Bei unserem Besuch beim Centre für Natural Ressource Governance sind mir in den Büroräumen einige Bilder aufgefallen, wovon ich zwei in nähren Augenschein genommen habe.
Das erste Bild zeigt die direkte Auswirkung des Lithiumabbaus auf die Zivilbevölkerung. Die Arbeiter:innen leben in unmenschlichen Behausungen am Rande der Mine ohne irgendwelche sanitäre Infrastruktur. Ende 2023 war im Land sogar die Cholera ausgebrochen und wir erfuhren erst vor Ort, dass die Lage im Moment im Griff sei. Es gibt Impfungen und Medikamente, die diese Krankheit jetzt nicht mehr zur Lebensbedrohung werden lassen.
Auf dem zweiten Bild ist eine Straße in einem desolaten Zustand zu sehen. Die Schwerlasttransporter, die täglich zu hunderten den gewonnenen Rohstoff abtransportieren -
Richtung China, wo die Wertschöpfung stattfindet -, zerstören die wenigen asphaltierten Straßen. Bei anderen Streckenabschnitten wird von den Schotterpisten so viel Staub aufgewirbelt, dass bei Tag das Sonnenlicht gar nicht mehr zu sehen ist. Ich mag mir gar nicht ausmalen, wie hoch hier der Anteil der Menschen mit Atemwegserkrankungen ist. Wahrscheinlich gibt es darüber auch keine genauen Zahlen, denn es kann sich nicht jeder einen Arztbesuch leisten. Wir trafen später auf der Straße in Harare, nicht weit von unserem Gästehaus entfernt, auf einen Mann mit Kopfverletzung, der uns nach Geld fragte, damit er sich medizinisch versorgen lassen konnte.
Wir haben es in Deutschland nicht geschafft, ein effektives Lieferkettengesetz auf den Weg zu bringen und verhindern dies durch unser Abstimmungsverhalten wohl auch auf EU-Ebene. Aber für unsere Energiewende benötigen wir Batterien, die wir aus China beziehen - und darin ist eben genau dieses Lithium verbaut. Nur wie kann man ein chinesisches Unternehmen dazu bewegen, eine unternehmerische Sorgfaltspflicht an den Tag zu legen, wenn wir selbst offensichtlich nicht davon überzeugt sind?

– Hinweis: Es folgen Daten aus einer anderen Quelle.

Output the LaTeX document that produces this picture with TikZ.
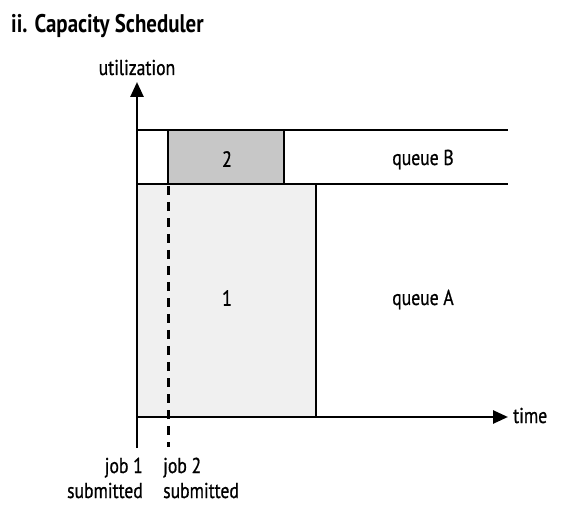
\documentclass[tikz,border=0pt]{standalone}
\usepackage{fontspec}
\setmainfont{PT Sans}[FakeStretch=0.82]
\newfontfamily\lblfont{PT Sans}[FakeStretch=0.82,FakeBold=0.8]
\usetikzlibrary{arrows.meta}
\begin{document}
\begin{tikzpicture}[x=1pt,y=-1pt,
  axis/.style={line width=2.6pt,-{Triangle[length=15pt,width=13pt]}},
  frame/.style={line width=2.6pt},
  lbl/.style={font=\lblfont\fontsize{21.5}{22}\selectfont,inner sep=0pt},
  num/.style={font=\lblfont\fontsize{22}{22}\selectfont,inner sep=0pt},
  jobbox/.style={line width=2.6pt,draw=black}]
\useasboundingbox (0,0) rectangle (562,510);
% boxes
\fill[fill=black!6] (137,184) rectangle (316,417);
\fill[fill=black!22] (168,130) rectangle (284,184);
\coordinate (o) at (137,417);
\coordinate (ybot) at (137,448);
\coordinate (ytop) at (137,82);
\coordinate (xend) at (508,417);
% queue lines
\coordinate (tl) at (137,130);
\coordinate (tr) at (508,130);
\coordinate (ml) at (137,184);
\coordinate (mr) at (508,184);
\draw[frame] (tl) -- (tr);
\draw[frame] (ml) -- (mr);
% job 2 box
\draw[jobbox] (168,184) |- (284,130) -- (284,184);
% job 1 box right edge
\draw[frame] (316,184) -- (316,417);
% dashed line
\coordinate (dtop) at (168,186);
\coordinate (dbot) at (168,447);
\draw[line width=3pt,dash pattern=on 9pt off 7pt] (dtop) -- (dbot);
% axes
\draw[axis] (ybot) -- (ytop);
\draw[axis] (o) -- (xend);
% texts
\node[anchor=base west,inner sep=0pt,font=\fontsize{25.5}{26}\selectfont\bfseries] (title) at (11,33) {ii. Capacity Scheduler};
\node[lbl,anchor=base] (util) at (137,75) {utilization};
\node[lbl,anchor=base west] (time) at (513,423) {time};
\node[lbl,anchor=base] (qb) at (423,165) {queue B};
\node[lbl,anchor=base] (qa) at (423,305) {queue A};
\node[num] (n2) at (227,159) {2};
\node[num] (n1) at (227,298) {1};
\node[lbl,anchor=base east] (j1) at (143,473) {job 1};
\node[lbl,anchor=base east] (s1) at (143,498) {submitted};
\node[lbl,anchor=base west] (j2) at (163,473) {job 2};
\node[lbl,anchor=base west] (s2) at (163,498) {submitted};
\end{tikzpicture}
\end{document}
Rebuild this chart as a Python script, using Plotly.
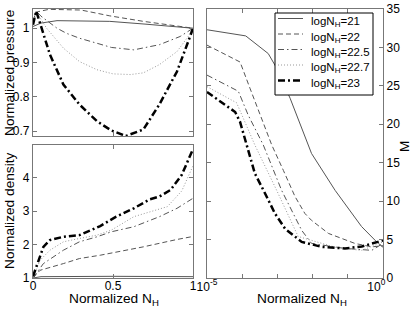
import plotly.graph_objects as go

names = ["logN<sub>H</sub>=21", "logN<sub>H</sub>=22", "logN<sub>H</sub>=22.5",
         "logN<sub>H</sub>=22.7", "logN<sub>H</sub>=23"]

# Top-left: normalized pressure vs normalized N_H
p_x21 = [0, 0.05, 0.15, 0.3, 0.48, 0.7, 1]
p_y21 = [1.005, 1.015, 1.022, 1.022, 1.020, 1.012, 1.0]
p_x22 = [0, 0.03, 0.1, 0.3, 0.48, 0.69, 1]
p_y22 = [1.02, 1.048, 1.055, 1.053, 1.036, 1.02, 1.0]
p_x225 = [0, 0.02, 0.05, 0.15, 0.21, 0.29, 0.49, 0.63, 0.79, 0.92, 1]
p_y225 = [1.02, 1.05, 1.035, 1.0, 0.985, 0.971, 0.944, 0.937, 0.952, 0.976, 1.0]
p_x227 = [0, 0.02, 0.085, 0.19, 0.29, 0.4, 0.5, 0.61, 0.69, 0.79, 0.9, 0.97, 1]
p_y227 = [1.02, 1.048, 1.0, 0.942, 0.903, 0.879, 0.867, 0.865, 0.870, 0.894, 0.932, 0.976, 1.0]
p_x23 = [0, 0.02, 0.054, 0.106, 0.19, 0.29, 0.4, 0.49, 0.58, 0.69, 0.79, 0.9, 0.97, 1]
p_y23 = [1.01, 1.05, 1.0, 0.923, 0.836, 0.778, 0.729, 0.702, 0.686, 0.705, 0.778, 0.874, 0.961, 1.0]

# Bottom-left: normalized density vs normalized N_H
d_x21 = [0, 0.05, 0.5, 1]
d_y21 = [1.0, 1.04, 1.05, 1.04]
d_x22 = [0, 0.044, 0.19, 0.29, 0.42, 0.69, 0.9, 1]
d_y22 = [1.0, 1.23, 1.43, 1.58, 1.68, 1.93, 2.15, 2.24]
d_x225 = [0, 0.065, 0.19, 0.29, 0.4, 0.49, 0.63, 0.79, 0.9, 1]
d_y225 = [1.0, 1.43, 1.83, 2.08, 2.23, 2.38, 2.53, 2.83, 3.08, 3.38]
d_x227 = [0, 0.044, 0.106, 0.19, 0.29, 0.4, 0.49, 0.63, 0.84, 0.93, 1]
d_y227 = [1.0, 1.53, 1.83, 2.08, 2.18, 2.28, 2.43, 2.83, 3.13, 3.6, 4.35]
d_x23 = [0, 0.033, 0.065, 0.106, 0.19, 0.29, 0.42, 0.52, 0.63, 0.73, 0.79, 0.86, 0.93, 1]
d_y23 = [1.05, 1.53, 1.93, 2.13, 2.23, 2.28, 2.55, 2.83, 3.08, 3.35, 3.43, 3.63, 4.08, 4.85]

# Right: M vs normalized N_H (log10 of N_H)
m_lx21 = [-5, -3.9, -3.26, -3.07, -2.64, -2.03, -1.36, -0.61, -0.18, 0]
m_y21 = [32.3, 31.5, 29.2, 27.7, 23.4, 16.2, 11.4, 6.7, 4.7, 4.0]
m_lx22 = [-5, -4.06, -3.78, -3.16, -2.83, -2.5, -2.22, -2.03, -1.55, -0.8, -0.32, 0]
m_y22 = [30.3, 28.1, 24.7, 17.3, 14.0, 10.6, 8.4, 7.5, 5.8, 4.5, 4.05, 4.2]
m_lx225 = [-5, -4.11, -3.83, -3.4, -2.88, -2.31, -2.03, -1.08, -0.32, 0]
m_y225 = [26.4, 24.3, 21.2, 17.3, 11.4, 6.2, 4.5, 3.85, 3.6, 4.5]
m_lx227 = [-5, -4.16, -3.97, -3.64, -3.02, -2.41, -1.28, -0.6, 0]
m_y227 = [24.9, 22.8, 20.8, 17.3, 11.4, 5.4, 3.9, 3.6, 4.7]
m_lx23 = [-5, -4.2, -4.06, -3.87, -3.64, -3.35, -3.07, -2.78, -2.31, -1.74, -1.08, -0.6, -0.18, 0]
m_y23 = [24.2, 21.6, 20.3, 17.3, 13.6, 11.0, 8.4, 6.4, 4.7, 4.05, 3.85, 4.1, 4.7, 4.9]

# Tick labels
p_ticks = [0.7, 0.8, 0.9, 1]
p_ticktext = ["0.7", "0.8", "0.9", "1"]
d_ticks = [1, 2, 3, 4]
lin_xticks = [0, 0.5, 1]
lin_xticktext = ["0", "0.5", "1"]
log_xticks = [1e-5, 1e-4, 1e-3, 1e-2, 1e-1, 1]
log_xticktext = ["10<sup>-5</sup>", "", "", "", "", "10<sup>0</sup>&nbsp;&nbsp;&nbsp;&nbsp;"]
m_ticks = [0, 5, 10, 15, 20, 25, 30, 35]

styles = [
    dict(color="#555555", width=1, dash="solid"),
    dict(color="#555555", width=1, dash="5px,3px"),
    dict(color="#555555", width=1, dash="6px,3px,1.5px,3px"),
    dict(color="#999999", width=1, dash="1px,2px"),
    dict(color="#000000", width=2.5, dash="7px,3px,2px,3px"),
]

pressure = [(p_x21, p_y21), (p_x22, p_y22), (p_x225, p_y225), (p_x227, p_y227), (p_x23, p_y23)]
density = [(d_x21, d_y21), (d_x22, d_y22), (d_x225, d_y225), (d_x227, d_y227), (d_x23, d_y23)]
mach = [(m_lx21, m_y21), (m_lx22, m_y22), (m_lx225, m_y225), (m_lx227, m_y227), (m_lx23, m_y23)]

fig = go.Figure()
for i in range(5):
    fig.add_trace(go.Scatter(x=pressure[i][0], y=pressure[i][1], mode="lines",
                             line=styles[i], xaxis="x", yaxis="y", showlegend=False))
    fig.add_trace(go.Scatter(x=density[i][0], y=density[i][1], mode="lines",
                             line=styles[i], xaxis="x2", yaxis="y2", showlegend=False))
for i in range(5):
    fig.add_trace(go.Scatter(x=[10 ** v for v in mach[i][0]], y=mach[i][1], mode="lines",
                             line=styles[i], name=names[i], xaxis="x3", yaxis="y3",
                             showlegend=False))

W, H = 415, 310
def dx(a, b):
    return [a / W, b / W]
def dy(top, bottom):
    return [(H - bottom) / H, (H - top) / H]
def px(x):
    return x / W
def py(y):
    return (H - y) / H

FAM = "Liberation Sans, Arial, sans-serif"
font = dict(family=FAM, size=12, color="#000")
ax_common = dict(showline=True, linecolor="#777777", linewidth=1.2, mirror="ticks",
                 ticks="inside", ticklen=4, tickcolor="#777777", showgrid=False,
                 zeroline=False, automargin=False, tickfont=dict(size=12, color="#000"))

title_font = dict(family=FAM, size=13.7, color="#000")
annotations = [
    dict(text="Normalized pressure", x=px(9), y=py(73), textangle=-90),
    dict(text="Normalized density", x=px(9), y=py(211), textangle=-90),
    dict(text="Normalized N<sub>H</sub>", x=px(114), y=py(299.5)),
    dict(text="Normalized N<sub>H</sub>", x=px(302), y=py(299.5)),
    dict(text="M", x=px(404), y=py(147), textangle=-90),
]
for a in annotations:
    a.update(xref="paper", yref="paper", showarrow=False, font=title_font,
             xanchor="center", yanchor="middle", borderpad=0)

# Legend box drawn as a framed panel with line samples and text
shapes = [dict(type="rect", xref="paper", yref="paper", x0=px(275), x1=px(373),
               y0=py(95), y1=py(13), line=dict(color="#000", width=1),
               fillcolor="white", layer="above")]
row_y = [18.5, 34, 49.5, 65, 80.5]
for i in range(5):
    shapes.append(dict(type="line", xref="paper", yref="paper", x0=px(278), x1=px(303),
                       y0=py(row_y[i]), y1=py(row_y[i]), line=styles[i], layer="above"))
    annotations.append(dict(text=names[i], xref="paper", yref="paper", x=px(309),
                            y=py(row_y[i] - 5.5), xanchor="left", yanchor="top",
                            showarrow=False, font=dict(family=FAM, size=11.5, color="#000")))

fig.update_layout(
    width=W, height=H, margin=dict(l=0, r=0, t=0, b=0, autoexpand=False),
    paper_bgcolor="white", plot_bgcolor="white", font=font, showlegend=False,
    xaxis=dict(domain=dx(33, 193), range=[0, 1], tickvals=lin_xticks,
               showticklabels=False, anchor="y", **ax_common),
    yaxis=dict(domain=dy(9, 136), range=[0.686, 1.056], tickvals=p_ticks,
               ticktext=p_ticktext, anchor="x", **ax_common),
    xaxis2=dict(domain=dx(33, 193), range=[0, 1], tickvals=lin_xticks,
                ticktext=lin_xticktext, anchor="y2", ticklabelstandoff=-4, **ax_common),
    yaxis2=dict(domain=dy(145, 278), range=[1, 4.97], tickvals=d_ticks, anchor="x2",
                **ax_common),
    xaxis3=dict(domain=dx(207, 383), type="log", range=[-5, 0],
                tickvals=log_xticks, ticktext=log_xticktext, anchor="y3",
                ticklabelstandoff=-3, **ax_common),
    yaxis3=dict(domain=dy(9, 278), range=[0, 35], tickvals=m_ticks,
                side="right", anchor="x3", **ax_common),
    annotations=annotations,
    shapes=shapes,
)

fig.write_html("out.html", config={"displayModeBar": False},
               post_script="document.body.style.margin='0';document.body.style.padding='0';")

Eine andere für mich erstaunliche Erkenntnis kam bei unserem Treffen mit WeLead Trust. Es ist eine junge Gruppe von Aktivistinnen (ich brauche hier nicht zu gendern, es waren nur Frauen!). Alles sehr eloquente, weltoffene Rednerinnen, die mit ihren Kampagnen versiert auf den Social-Media-Kanälen unterwegs sind. Nach dem offiziellen Teil fragte ich in die Runde, wie eigentlich ihr angestrebtes familiäres Lebensmodell aussieht. Da sagten alle, dass die Ehe mit Hochzeit und allem Drum und Dran immer noch angesagt sei. Und dann erfuhr ich, dass immer noch Lobola (Brautgeld) vom Bräutigam an die Brauteltern zu zahlen ist, selbst bei diesen modernen Frauen, die uns gegenübersaßen! Ihre Männer würden manchmal, aber eher zum Spaß, bei einer Meinungsverschiedenheit anbringen, dass sie ja schließlich für die Frau bezahlt haben und sie sich fügen müsste. Das ist bestimmt für die ein oder andere Frau der bittere Ernst!
Wenn der chinesische Konzern genügend Lobola gezahlt hätte, dann hätte man damit vielleicht ein menschenwürdigeres Arbeits- und Lebensumfeld für die Bevölkerung schaffen können. Oder wurde vielleicht gezahlt, nur dass die Geldempfänger es für andere Dinge ausgegeben haben? Und jetzt können die Chinesen sagen, wir haben gezahlt und dafür bestimmen wir und machen, was wir wollen?